Against the backdrop of criticisms which Gardner's work has generated from psychological and legal spheres and despite calls to include parental alienation syndrome in the ICD-11 and DSM-V having been rejected due to, amongst other reasons, a lack of research on the subject, it is submitted that the adoption of such a working definition by an organisation that is a major player in the Family Justice System further muddies the water. This is particularly so when considered alongside the findings of a review commissioned by CAFCASS Cymru [3] that there is no agreed definition of parental alienation.

During the initial stages of my research in this area, it is apparent that parental alienation and parental alienation syndrome are different beings. Yet even those who claim to be experts in the area appear to use the terms 'parental alienation' and 'parental alienation syndrome' interchangeably. Indeed, the working definition adopted by CAFCASS appears to merge the two concepts, with the reference to 'psychological manipulation'. This, it is asserted, adds to the need for a clear definition that does not appear to conflate the two. This must be avoided, not least as calls to include parental alienation syndrome in the international directories for mental illnesses have been rejected.

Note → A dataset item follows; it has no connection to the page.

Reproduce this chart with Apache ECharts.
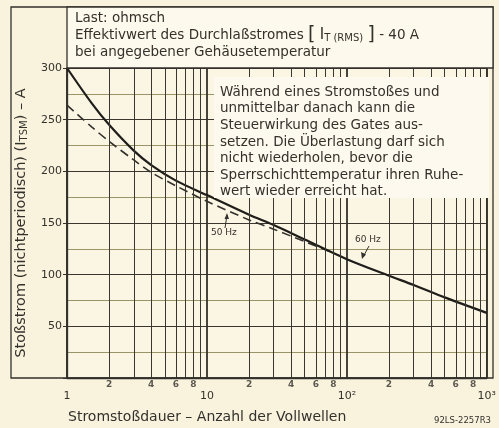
<!DOCTYPE html>
<html>
<head>
<meta charset="utf-8">
<script src="https://cdn.jsdelivr.net/npm/echarts@6/dist/echarts.min.js"></script>
<style>
  html, body { margin: 0; padding: 0; background: #f9f3de; }
  #chart { width: 499px; height: 428px; }
</style>
</head>
<body>
<div id="chart"></div>
<script>
// Stoßstrom über Anzahl der Vollwellen (log x)
const dauer60 = [1, 1.5, 2, 3, 4, 6, 10, 20, 30, 50, 100, 200, 300, 500, 1000]
const strom60Hz = [300, 266, 245, 220, 206, 191, 177, 158, 148, 134, 115, 99, 90, 78, 63]
const dauer50 = [1, 1.5, 2, 3, 4, 6, 10, 20, 30, 50, 80]
const strom50Hz = [264, 243, 229, 211, 199, 186, 171, 153, 144, 132, 121]

// Gitterlinien innerhalb der Dekaden
const gitterX = [2, 3, 4, 5, 6, 7, 8, 9, 20, 30, 40, 50, 60, 70, 80, 90, 200, 300, 400, 500, 600, 700, 800, 900]
const kleineLabelsX = [2, 4, 6, 8, 20, 40, 60, 80, 200, 400, 600, 800]
const dekadenLabels = { 1: '1', 10: '10', 100: '10²', 1000: '10³' }

const hinweisZeilen = [
  'Während eines Stromstoßes und',
  'unmittelbar danach kann die',
  'Steuerwirkung des Gates aus-',
  'setzen. Die Überlastung darf sich',
  'nicht wiederholen, bevor die',
  'Sperrschichttemperatur ihren Ruhe-',
  'wert wieder erreicht hat.'
]

const FONT = '"DejaVu Sans", sans-serif'
const INK = '#33312b'

const chart = echarts.init(document.getElementById('chart'))

const graphic = [
  // Rahmen um alles
  { type: 'rect', z: 100, shape: { x: 11, y: 7, width: 482, height: 371 },
    style: { fill: 'none', stroke: INK, lineWidth: 1.3 } },
  // Kopfkasten
  { type: 'rect', z: 100, shape: { x: 67, y: 7, width: 426, height: 61 },
    style: { fill: '#fdf9ec', stroke: INK, lineWidth: 1.3 } },
  { type: 'text', z: 101, x: 75, y: 11,
    style: { text: 'Last: ohmsch', font: '13.5px ' + FONT, fill: INK } },
  { type: 'text', z: 101, x: 75, y: 26,
    style: {
      text: 'Effektivwert des Durchlaßstromes {br|[} {i|I}{sub|T (RMS)} {br|]} {n|- 40 A}',
      font: '13.5px ' + FONT, fill: INK,
      rich: {
        br: { fontSize: 19, fontFamily: FONT, fill: INK },
        i: { fontSize: 15, fontFamily: FONT, fill: INK },
        sub: { fontSize: 10, fontFamily: FONT, fill: INK, padding: [6, 0, 0, 0] },
        n: { fontSize: 13.5, fontFamily: FONT, fill: INK }
      }
    } },
  { type: 'text', z: 101, x: 75, y: 45,
    style: { text: 'bei angegebener Gehäusetemperatur', font: '13.5px ' + FONT, fill: INK } },
  // Hinweiskasten im Diagramm
  { type: 'rect', z: 100, shape: { x: 214, y: 77, width: 275, height: 121 },
    style: { fill: '#fdf9ee', stroke: 'none' } },
  { type: 'text', z: 101, x: 220, y: 84,
    style: { text: hinweisZeilen.join('\n'), font: '13.5px ' + FONT, fill: INK, lineHeight: 16.6 } },
  // Achsentitel x
  { type: 'text', z: 101, x: 68, y: 410,
    style: { text: 'Stromstoßdauer – Anzahl der Vollwellen', font: '14px ' + FONT, fill: INK } },
  { type: 'text', z: 101, x: 491, y: 416,
    style: { text: '92LS-2257R3', font: '8.5px ' + FONT, fill: INK, align: 'right' } },
  // Kurvenbeschriftung
  { type: 'text', z: 101, x: 211, y: 228,
    style: { text: '50 Hz', font: '9px ' + FONT, fill: INK } },
  { type: 'polyline', z: 101, shape: { points: [[225, 228], [227, 215]] },
    style: { stroke: INK, lineWidth: 1 } },
  { type: 'polygon', z: 101, shape: { points: [[227, 213], [224.5, 219], [229, 219]] },
    style: { fill: INK } },
  { type: 'text', z: 101, x: 355, y: 235,
    style: { text: '60 Hz', font: '9px ' + FONT, fill: INK } },
  { type: 'polyline', z: 101, shape: { points: [[369, 246], [363, 257]] },
    style: { stroke: INK, lineWidth: 1 } },
  { type: 'polygon', z: 101, shape: { points: [[362, 259], [361, 252], [366, 254.5]] },
    style: { fill: INK } }
]

const options = {
  backgroundColor: '#f9f3de',
  animation: false,
  textStyle: { fontFamily: FONT, color: INK },
  grid: {
    left: 67, right: 6, top: 68, bottom: 50,
    show: true,
    backgroundColor: '#fbf6e3',
    borderColor: INK,
    borderWidth: 1.3
  },
  xAxis: {
    type: 'log',
    logBase: 10,
    min: 1,
    max: 1000,
    axisLine: { show: true, lineStyle: { color: INK, width: 1.3 } },
    axisTick: { show: false },
    axisLabel: {
      margin: 13,
      fontSize: 11,
      color: INK,
      formatter: function (v) {
        return dekadenLabels[Math.round(v)] || ''
      }
    },
    splitLine: { show: true, lineStyle: { color: INK, width: 1.8 } }
  },
  yAxis: {
    type: 'value',
    min: 0,
    max: 300,
    interval: 50,
    name: 'Stoßstrom (nichtperiodisch) (I{s|TSM}) – A',
    nameLocation: 'middle',
    nameGap: 38,
    nameTextStyle: {
      fontSize: 14.5,
      color: INK,
      rich: {
        s: { fontSize: 10, color: INK, padding: [5, 0, 0, 0] }
      }
    },
    axisLine: { show: true, lineStyle: { color: INK, width: 1.3 } },
    axisTick: { show: true, length: 4, lineStyle: { color: INK } },
    axisLabel: {
      margin: 5,
      fontSize: 11,
      color: INK,
      formatter: function (v) {
        return v === 0 ? '' : v
      }
    },
    splitLine: { show: true, lineStyle: { color: '#3a3730', width: 1.2 } },
    minorTick: { show: false, splitNumber: 2 },
    minorSplitLine: { show: true, lineStyle: { color: '#9a9468', width: 1 } }
  },
  graphic: graphic,
  series: [
    {
      // Gitterlinien und kleine x-Beschriftung
      type: 'scatter',
      z: 1,
      silent: true,
      clip: false,
      symbolSize: 0,
      data: kleineLabelsX.map(v => [v, 0]),
      label: {
        show: true,
        position: 'bottom',
        distance: 2,
        fontSize: 9,
        fontWeight: 'bold',
        color: INK,
        formatter: p => String(p.value[0]).charAt(0)
      },
      markLine: {
        silent: true,
        symbol: 'none',
        label: { show: false },
        lineStyle: { color: '#3a3730', width: 1, type: 'solid' },
        data: gitterX.map(v => ({ xAxis: v }))
      }
    },
    {
      name: '50 Hz',
      type: 'line',
      z: 3,
      smooth: 0.3,
      showSymbol: false,
      data: dauer50.map((d, i) => [d, strom50Hz[i]]),
      lineStyle: { color: INK, width: 1.6, type: [9, 5] }
    },
    {
      name: '60 Hz',
      type: 'line',
      z: 4,
      smooth: 0.3,
      showSymbol: false,
      data: dauer60.map((d, i) => [d, strom60Hz[i]]),
      lineStyle: { color: '#1f1d1a', width: 2.2 }
    }
  ]
}

chart.setOption(options)
window.addEventListener('resize', function () {
  chart.resize()
})
</script>
</body>
</html>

It has been acknowledged by the courts that cases where alienation is asserted place a huge demand on the court's resources [4] and this is particularly so at a time when the Family Court is facing significant pressures. The fact that many of the reported cases in which parental alienation is said to be a factor take the form of a 'post-mortem of the lost parental relationship' provides further support for the argument that more work is required in order to arrive at a clearer, less controversial definition and one that will offer the court and the families it serves the opportunity to manage such cases effectively, yet efficiently. However, the burden placed upon the courts is unlikely to lessen whilst arguments persist as to what parental alienation actually is.

Allegations of parental alienation are not going away. There is a body of research which tells us that a fractured parental relationship can create difficulties for children which pervade their life and future relationships; in order to ensure better outcomes for those children and families served by the Family Justice System, greater understanding of the concept is required.

As lawyers, we like things to follow a logical order. The approach taken thus far towards parental alienation is an antithesis to our way of working: seeking to solve a problem that we do not yet fully understand or are able to define in the vain hope that the problem will be addressed.

If we do not understand what parental alienation is, how can we possibly hope to determine allegations of parental alienation and then what can we do to solve the problem?

Footnotes:
[1] Richard Gardner was an American child-psychiatrist who first devised the concept of 'Parental Alienation Syndrome' and wrote prolifically on the issue. His work attracted considerable criticism but, despite this, forms the basis of many jurisdictions' understandings of what may constitute parental alienation.
[2] Whilst the terms 'parental alienation' and 'parental alienation syndrome' are used interchangeably, there are said to be more extensive 'symptoms' for diagnosis of a syndrome. The former has been considered to be a relational problem, for which there is said to be a low threshold for acceptance. The latter, whilst referred to as a syndrome, is not recognised as such in the DSM-V or the ICD-11 and therefore, the threshold for acceptance is considerably higher.
[3] Doughty, J., Maxwell, N., and Slater, T., Review of Research and Case Law on Parental Alienation, Cascade Children's Social Care Research and Development Centre commissioned by CAFCASS Cymru, April 2018 – accessed from https://gov.wales/sites/default/files/publications/2018-05/review-of-research-and-case-law-on-parental-alienation.pdf .
[4] Re S (Parental Alienation: Cult) [2020] EWCA Civ 568 at para 11.